--- Exercise details ---
Once the pictures are set aside, transcribe the remaining data exactly.

--- Provided material ---
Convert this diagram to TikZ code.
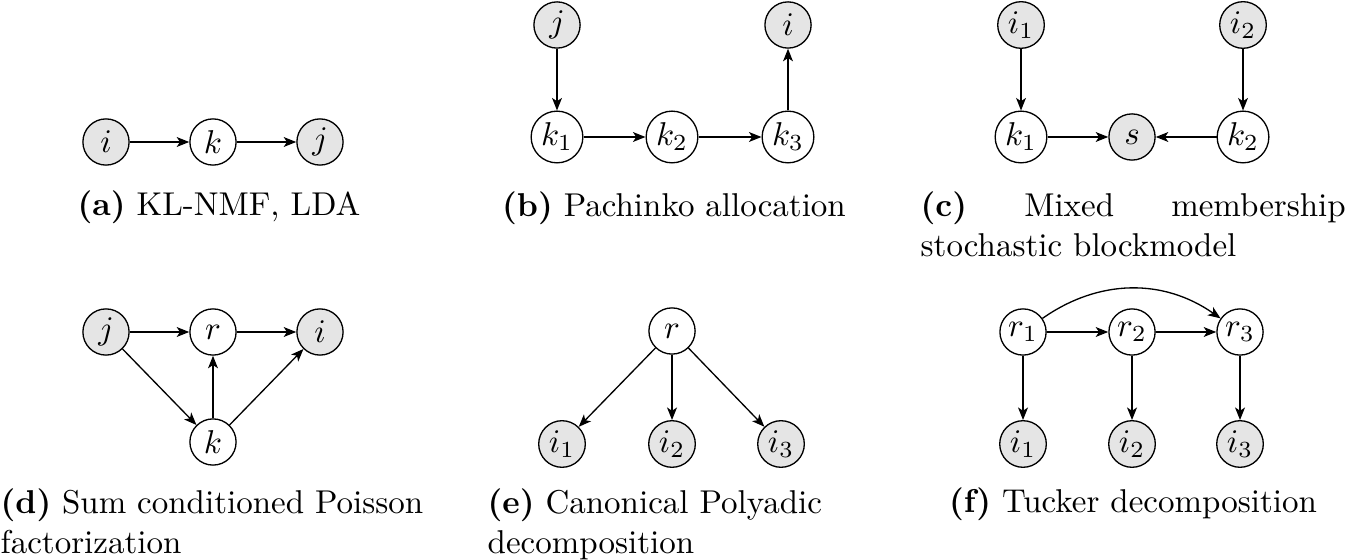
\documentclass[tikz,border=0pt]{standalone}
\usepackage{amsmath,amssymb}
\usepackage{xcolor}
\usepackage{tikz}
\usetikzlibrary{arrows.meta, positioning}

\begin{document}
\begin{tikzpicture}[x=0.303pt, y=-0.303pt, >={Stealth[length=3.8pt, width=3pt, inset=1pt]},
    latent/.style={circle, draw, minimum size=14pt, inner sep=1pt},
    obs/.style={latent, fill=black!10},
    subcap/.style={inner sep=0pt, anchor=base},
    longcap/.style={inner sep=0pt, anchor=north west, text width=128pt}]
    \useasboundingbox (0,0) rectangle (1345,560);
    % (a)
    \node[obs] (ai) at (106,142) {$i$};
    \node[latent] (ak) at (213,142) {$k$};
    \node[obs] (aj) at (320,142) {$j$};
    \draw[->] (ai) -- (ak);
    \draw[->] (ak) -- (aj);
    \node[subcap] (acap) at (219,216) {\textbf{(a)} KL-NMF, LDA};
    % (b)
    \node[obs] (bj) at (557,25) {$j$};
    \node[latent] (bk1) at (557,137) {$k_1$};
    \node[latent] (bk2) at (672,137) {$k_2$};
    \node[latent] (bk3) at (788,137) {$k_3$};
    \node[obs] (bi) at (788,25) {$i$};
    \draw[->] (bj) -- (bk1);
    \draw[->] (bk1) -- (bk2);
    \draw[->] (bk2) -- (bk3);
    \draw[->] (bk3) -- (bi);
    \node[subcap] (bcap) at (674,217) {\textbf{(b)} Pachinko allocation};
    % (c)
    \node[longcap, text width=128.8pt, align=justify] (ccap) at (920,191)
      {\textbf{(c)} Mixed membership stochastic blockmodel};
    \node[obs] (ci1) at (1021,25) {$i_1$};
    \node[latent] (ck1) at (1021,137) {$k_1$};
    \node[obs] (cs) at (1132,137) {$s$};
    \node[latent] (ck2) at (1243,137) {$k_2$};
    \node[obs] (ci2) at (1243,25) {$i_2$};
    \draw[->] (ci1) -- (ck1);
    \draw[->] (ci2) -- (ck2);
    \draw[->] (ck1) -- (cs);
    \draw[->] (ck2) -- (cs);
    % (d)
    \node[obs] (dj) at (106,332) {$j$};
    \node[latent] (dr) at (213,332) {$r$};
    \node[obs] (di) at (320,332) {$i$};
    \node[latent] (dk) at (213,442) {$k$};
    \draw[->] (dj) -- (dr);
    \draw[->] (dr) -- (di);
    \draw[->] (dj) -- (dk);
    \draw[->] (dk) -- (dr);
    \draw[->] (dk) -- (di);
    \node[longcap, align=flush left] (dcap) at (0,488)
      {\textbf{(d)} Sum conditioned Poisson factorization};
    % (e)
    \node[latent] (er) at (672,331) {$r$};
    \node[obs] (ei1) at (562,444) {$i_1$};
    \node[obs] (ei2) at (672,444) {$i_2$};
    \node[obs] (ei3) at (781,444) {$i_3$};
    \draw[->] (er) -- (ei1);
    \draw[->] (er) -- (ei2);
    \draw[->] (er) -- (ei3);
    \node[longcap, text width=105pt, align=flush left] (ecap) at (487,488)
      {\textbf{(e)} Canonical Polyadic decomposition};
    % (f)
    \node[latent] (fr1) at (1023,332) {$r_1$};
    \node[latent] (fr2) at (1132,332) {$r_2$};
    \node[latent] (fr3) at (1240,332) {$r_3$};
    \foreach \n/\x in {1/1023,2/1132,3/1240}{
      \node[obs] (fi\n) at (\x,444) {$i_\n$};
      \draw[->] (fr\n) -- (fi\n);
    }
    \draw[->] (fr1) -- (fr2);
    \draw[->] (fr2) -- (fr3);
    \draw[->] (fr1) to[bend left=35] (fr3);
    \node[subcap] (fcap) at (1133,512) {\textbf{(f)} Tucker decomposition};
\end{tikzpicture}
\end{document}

--- Response for this exercise ---
Convert this diagram to TikZ code.
\documentclass[tikz,border=0pt]{standalone}
\usepackage{amsmath,amssymb}
\usepackage{xcolor}
\usepackage{tikz}
\usetikzlibrary{arrows.meta, positioning}

\begin{document}
\begin{tikzpicture}[x=0.303pt, y=-0.303pt, >={Stealth[length=3.8pt, width=3pt, inset=1pt]},
    latent/.style={circle, draw, minimum size=14pt, inner sep=1pt},
    obs/.style={latent, fill=black!10},
    subcap/.style={inner sep=0pt, anchor=base},
    longcap/.style={inner sep=0pt, anchor=north west, text width=128pt}]
    \useasboundingbox (0,0) rectangle (1345,560);
    % (a)
    \node[obs] (ai) at (106,142) {$i$};
    \node[latent] (ak) at (213,142) {$k$};
    \node[obs] (aj) at (320,142) {$j$};
    \draw[->] (ai) -- (ak);
    \draw[->] (ak) -- (aj);
    \node[subcap] (acap) at (219,216) {\textbf{(a)} KL-NMF, LDA};
    % (b)
    \node[obs] (bj) at (557,25) {$j$};
    \node[latent] (bk1) at (557,137) {$k_1$};
    \node[latent] (bk2) at (672,137) {$k_2$};
    \node[latent] (bk3) at (788,137) {$k_3$};
    \node[obs] (bi) at (788,25) {$i$};
    \draw[->] (bj) -- (bk1);
    \draw[->] (bk1) -- (bk2);
    \draw[->] (bk2) -- (bk3);
    \draw[->] (bk3) -- (bi);
    \node[subcap] (bcap) at (674,217) {\textbf{(b)} Pachinko allocation};
    % (c)
    \node[longcap, text width=128.8pt, align=justify] (ccap) at (920,191)
      {\textbf{(c)} Mixed membership stochastic blockmodel};
    \node[obs] (ci1) at (1021,25) {$i_1$};
    \node[latent] (ck1) at (1021,137) {$k_1$};
    \node[obs] (cs) at (1132,137) {$s$};
    \node[latent] (ck2) at (1243,137) {$k_2$};
    \node[obs] (ci2) at (1243,25) {$i_2$};
    \draw[->] (ci1) -- (ck1);
    \draw[->] (ci2) -- (ck2);
    \draw[->] (ck1) -- (cs);
    \draw[->] (ck2) -- (cs);
    % (d)
    \node[obs] (dj) at (106,332) {$j$};
    \node[latent] (dr) at (213,332) {$r$};
    \node[obs] (di) at (320,332) {$i$};
    \node[latent] (dk) at (213,442) {$k$};
    \draw[->] (dj) -- (dr);
    \draw[->] (dr) -- (di);
    \draw[->] (dj) -- (dk);
    \draw[->] (dk) -- (dr);
    \draw[->] (dk) -- (di);
    \node[longcap, align=flush left] (dcap) at (0,488)
      {\textbf{(d)} Sum conditioned Poisson factorization};
    % (e)
    \node[latent] (er) at (672,331) {$r$};
    \node[obs] (ei1) at (562,444) {$i_1$};
    \node[obs] (ei2) at (672,444) {$i_2$};
    \node[obs] (ei3) at (781,444) {$i_3$};
    \draw[->] (er) -- (ei1);
    \draw[->] (er) -- (ei2);
    \draw[->] (er) -- (ei3);
    \node[longcap, text width=105pt, align=flush left] (ecap) at (487,488)
      {\textbf{(e)} Canonical Polyadic decomposition};
    % (f)
    \node[latent] (fr1) at (1023,332) {$r_1$};
    \node[latent] (fr2) at (1132,332) {$r_2$};
    \node[latent] (fr3) at (1240,332) {$r_3$};
    \foreach \n/\x in {1/1023,2/1132,3/1240}{
      \node[obs] (fi\n) at (\x,444) {$i_\n$};
      \draw[->] (fr\n) -- (fi\n);
    }
    \draw[->] (fr1) -- (fr2);
    \draw[->] (fr2) -- (fr3);
    \draw[->] (fr1) to[bend left=35] (fr3);
    \node[subcap] (fcap) at (1133,512) {\textbf{(f)} Tucker decomposition};
\end{tikzpicture}
\end{document}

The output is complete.